The Brooklyn-based band's frontman Adam Schatz is an unpredictable songwriter, firmly rooted in the here and now.

Adam Schatz is not the kind of man for whom life is ever boring. The frontman and principal songwriter of Brooklyn-based art rock band Landlady, Schatz is also a touring member of Man Man, guest musician for Vampire Weekend, founder of acclaimed jazz curatorial site Search and Restore, and a music promoter.

"I love to understand the balance between the very very very big and very very very very small, and [Landlady is] always operating with contrasts between the two," Schatz said. The band will play the Hi-Ho Lounge Friday night, featuring compositions that teeter on the sonic line between chaos and the concrete, between anxiety and bliss. When Schatz throws two disparate ideas against one another and creates a playground, wholly intact, his strongest songwriting appears.

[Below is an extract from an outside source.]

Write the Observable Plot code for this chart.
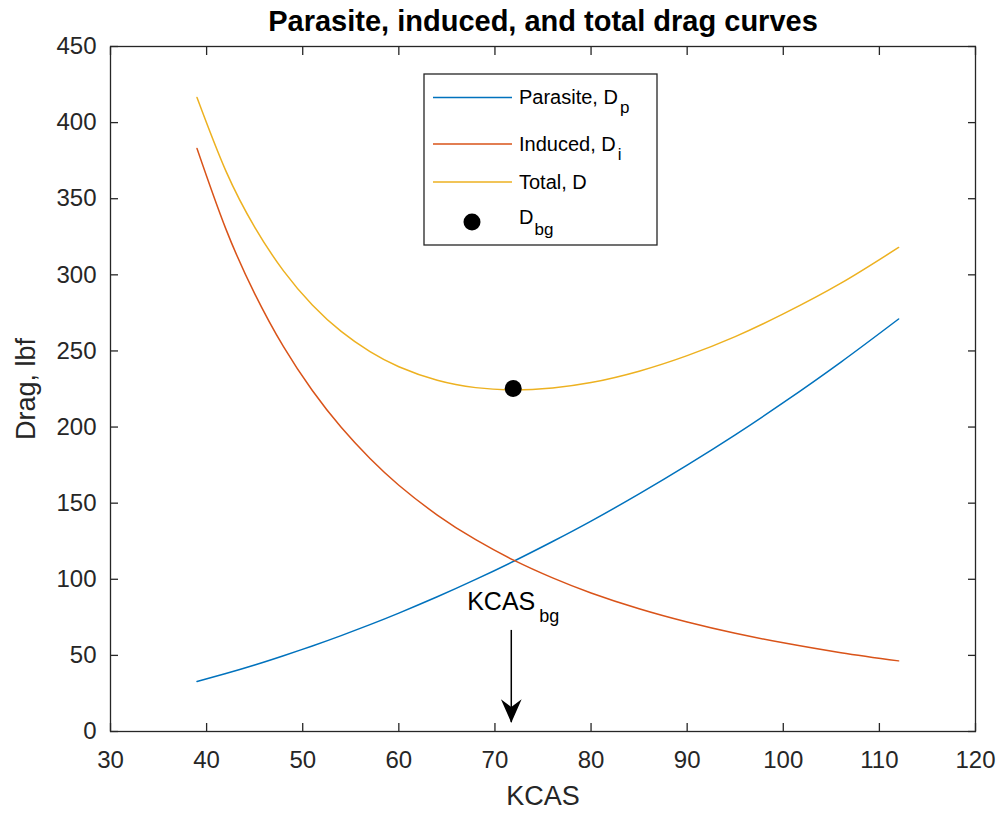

Lead single "Dying Day," for example, wryly proclaims, "I think I'm getting better every day / I think I'm getting closer to my dying day." Improvised piano lines run optimistically against the promise of mortality, admitting to a slight hesitation when the chorus arrives, only to pick up again. Death doesn't seem to be too much of a direct concern: What's the point in worrying about it when there's musical ramblings to be pursued? A rhythmic second line to be marched in? 

That is, until the next track "Girl" begins in a state of panic. The question of mortality coalesces into reality: "What's the matter with my girl / she's not breathing in" Schatz moans, abruptly thrusting listeners out of their comfort zone with an insistent keyboard that prepares for the worst before somewhere finding triumph. It's one thing to worry about death - it's another thing to be directly confronted with it. His lyrics seem to be going through an existential crisis, but he's sonically optimistic. The balance is welcome: whenever it seems that he's about to drown in his own worries, a playful phrase reminds listeners that it's all in good fun.

"You want to enjoy things as much as you can but still want to be aware that reality is against," Schatz said. "It's some heavy shit that you have to be aware of forever, until it happens to you… You can choose to pay attention to it or choose not to."

The frenetic movement between abstraction and reality, the push forward and the skittering details, make Landlady's music a constant surprise. It's difficult to predict where a song will lead, or when the tempo or time signature will abruptly, delightfully change. It's not that Schatz is easily distracted. Rather, it seems that he isn't satisfied with stagnation - in the music industry as a whole or in himself. As much as Landlady's music worries about death, life's purpose, and relationships, there is an underlying obsession with the present tense. The way the rhythm develops on "Under the Yard" or sways through "Fine" seems spontaneous, mostly because Schatz seems to be thoroughly enjoying himself. Even in his most serious moments, he's not taking things too seriously. When it comes to his music, Schatz has more pragmatic matters on his mind.  

"[I'm inspired by] planet Earth and breathing air. It comes down to that, and just trying to be aware."